Rape of women as a weapon of war is, sadly, as old as war itself, and remains a regular component of warfare. As UN Women put it a few years ago: “Violence against women during or after armed conflicts has been reported in every international or non-international war-zone.” In 2008, former military advisor to the UN Major-General Patrick Cammaert said, “It is now more dangerous to be a woman than to be a soldier in modern conflict.” Up to half a million women were raped in the 90s in Rwanda; up to 50,000 women were raped in Bosnia and Herzegovina; and the list goes on.
According to Sedovnik, who conflates “Muslim fanaticism” with Palestinian nationalism, Arabs assault Jewish women to punish Israel, their enemy, and this is just the latest example. Her claim of “hundreds” of assaults seems exaggerated, however. According to the scholarship, while there are scattered reports of sexual crimes by Israelis and Palestinians against the enemy during their various wars, there are relatively few reported incidents when compared to other modern wars when compared to other modern wars. (The Israeli army’s “low rape” record has even been trotted out by “hasbaraists,” only to be roundly disputed by their opponents.)
The idea of “the enemy” punishing Israel through its women certainly exists in the national consciousness. This is despite the fact that sexual crime in the context of the conflict is relatively rare.
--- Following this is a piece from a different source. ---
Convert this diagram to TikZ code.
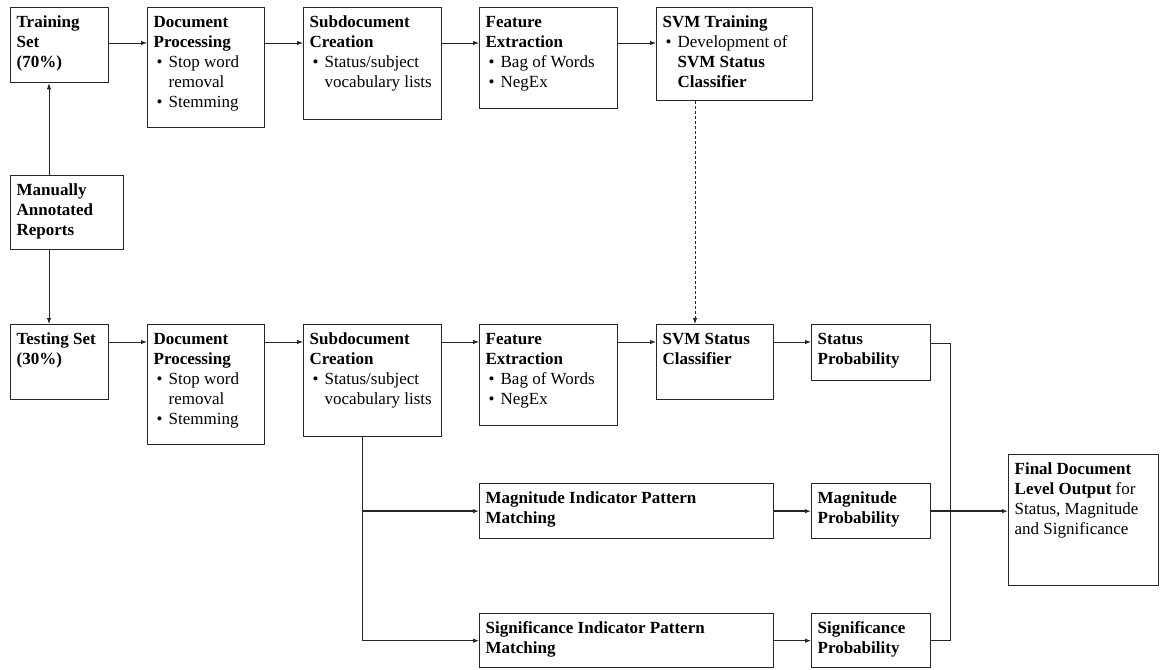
\documentclass[tikz,border=0pt]{standalone}
\usepackage{fontspec}
\setmainfont{Liberation Serif}
\usetikzlibrary{arrows.meta,calc}
\newcommand{\bxc}[3]{\parbox[t][#2][t]{#1}{\raggedright\strut #3}}
\newcommand{\itm}[1]{\par\noindent\hangindent=15pt\hangafter=1\makebox[15pt][l]{\hspace{3pt}\textbullet}#1}
\tikzset{
  bx/.style={draw=black!85, line width=1.3pt, inner xsep=6pt, inner ysep=6pt, anchor=north west,
    font=\fontsize{17}{20}\selectfont},
  ln/.style={line width=0.9pt, draw=black!85},
  arr/.style={ln, -{Latex[length=6pt,width=4.5pt]}},
  thk/.style={line width=1.7pt},
}
\begin{document}
\begin{tikzpicture}[x=1pt,y=-1pt]
\useasboundingbox (0,0) rectangle (1161,669);
% top row
\node[bx] (train) at (10,7) {\bxc{86pt}{63pt}{\textbf{Training}\\\textbf{Set}\\\textbf{(70\%)}}};
\node[bx] (dp1) at (147,7) {\bxc{105pt}{108pt}{\textbf{Document}\\\textbf{Processing}\itm{Stop word\newline removal}\itm{Stemming}}};
\node[bx] (sd1) at (303,7) {\bxc{126pt}{100pt}{\textbf{Subdocument}\\\textbf{Creation}\itm{Status/subject\newline vocabulary lists}}};
\node[bx] (fe1) at (479,7) {\bxc{126pt}{89pt}{\textbf{Feature}\\\textbf{Extraction}\itm{Bag of Words}\itm{NegEx}}};
\node[bx] (svmt) at (656,7) {\bxc{144pt}{81pt}{\textbf{SVM Training}\itm{Development of\newline\textbf{SVM Status}\newline\textbf{Classifier}}}};
% left
\node[bx] (man) at (10,175) {\bxc{101pt}{62pt}{\textbf{Manually}\\\textbf{Annotated}\\\textbf{Reports}}};
% second row
\node[bx] (test) at (10,324) {\bxc{86pt}{63pt}{\textbf{Testing Set}\\\textbf{(30\%)}}};
\node[bx] (dp2) at (147,324) {\bxc{105pt}{108pt}{\textbf{Document}\\\textbf{Processing}\itm{Stop word\newline removal}\itm{Stemming}}};
\node[bx] (sd2) at (303,324) {\bxc{126pt}{100pt}{\textbf{Subdocument}\\\textbf{Creation}\itm{Status/subject\newline vocabulary lists}}};
\node[bx] (fe2) at (479,324) {\bxc{126pt}{89pt}{\textbf{Feature}\\\textbf{Extraction}\itm{Bag of Words}\itm{NegEx}}};
\node[bx] (svms) at (656,324) {\bxc{105pt}{63pt}{\textbf{SVM Status}\\\textbf{Classifier}}};
\node[bx] (sp) at (811,324) {\bxc{107pt}{44pt}{\textbf{Status}\\\textbf{Probability}}};
% pattern rows
\node[bx] (mag) at (479,483) {\bxc{282pt}{43pt}{\textbf{Magnitude Indicator Pattern}\\\textbf{Matching}}};
\node[bx] (mp) at (811,483) {\bxc{107pt}{43pt}{\textbf{Magnitude}\\\textbf{Probability}}};
\node[bx] (sig) at (479,613) {\bxc{282pt}{42pt}{\textbf{Significance Indicator Pattern}\\\textbf{Matching}}};
\node[bx] (gp) at (811,613) {\bxc{107pt}{42pt}{\textbf{Significance}\\\textbf{Probability}}};
\node[bx] (fin) at (1008,454) {\bxc{138pt}{119pt}{\textbf{Final Document}\\\textbf{Level Output} for\\Status, Magnitude\\and Significance}};
% top row arrows
\draw[arr] ([yshift=-36pt]train.north east) -- ([yshift=-36pt]dp1.north west);
\draw[arr] ([yshift=-36pt]dp1.north east) -- ([yshift=-36pt]sd1.north west);
\draw[arr] ([yshift=-36pt]sd1.north east) -- ([yshift=-36pt]fe1.north west);
\draw[arr] ([yshift=-36pt]fe1.north east) -- ([yshift=-36pt]svmt.north west);
% second row arrows
\draw[arr] ([yshift=-18pt]test.north east) -- ([yshift=-18pt]dp2.north west);
\draw[arr] ([yshift=-18pt]dp2.north east) -- ([yshift=-18pt]sd2.north west);
\draw[arr] ([yshift=-18pt]sd2.north east) -- ([yshift=-18pt]fe2.north west);
\draw[arr] ([yshift=-18pt]fe2.north east) -- ([yshift=-18pt]svms.north west);
\draw[arr] ([yshift=-18pt]svms.north east) -- ([yshift=-18pt]sp.north west);
% dashed
\draw[arr, dash pattern=on 3pt off 2pt] ([xshift=39pt]svmt.south west) -- ([xshift=39pt]svms.north west);
% manual
\draw[arr] ([xshift=39pt]man.north west) -- ([xshift=39pt]train.south west);
\draw[arr] ([xshift=39pt]man.south west) -- ([xshift=39pt]test.north west);
% branch
\coordinate (br) at ([xshift=59pt]sd2.south west);
\draw[arr] (br) |- (sig.west);
\draw[arr, thk] (br |- mag.west) -- (mag.west);
\draw[arr, thk] (mag.east) -- (mp.west);
\draw[arr] (sig.east) -- (gp.west);
% merge
\coordinate (jn) at ([xshift=19pt]mp.east);
\draw[ln] ([yshift=-19pt]sp.north east) -| (jn);
\draw[ln] (gp.east) -| (jn);
\draw[arr, thk] (mp.east) -- (jn) -- (jn -| fin.west);
\end{tikzpicture}
\end{document}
In the Israeli rock opera – yes, there is such a thing – called “Mami,” produced in 1986, Palestinian men threaten to gang-rape a woman, singing that they will “redeem Palestine” through “seed and erection.” Last year, when there were calls to ban Palestinians from certain West Bank bus lines, settlers urging the ban claimed, among other things, that Palestinian passengers were assaulting Jewish women.
Sexual harassment scandals are a dime a dozen in Israel, but assault by a Jewish man is often seen as an aberration. Assault perpetrated by a foreign migrant or an Arab, meanwhile, is seen as proof of their true nature, as feminist activist Revital Madar points out.
Without knowing all the details of the mall rape or the Jerusalem assault, it is impossible to say whether or not they were accurately categorized as “hostile acts.” Classifying them as such, however, sends a message to other victims of sexual crime that there are different kinds of rape and different levels of suffering as a result of assault. It also sends the message that Israeli women are something that can be used to hurt Israel, as if their bodies somehow belonged to the state.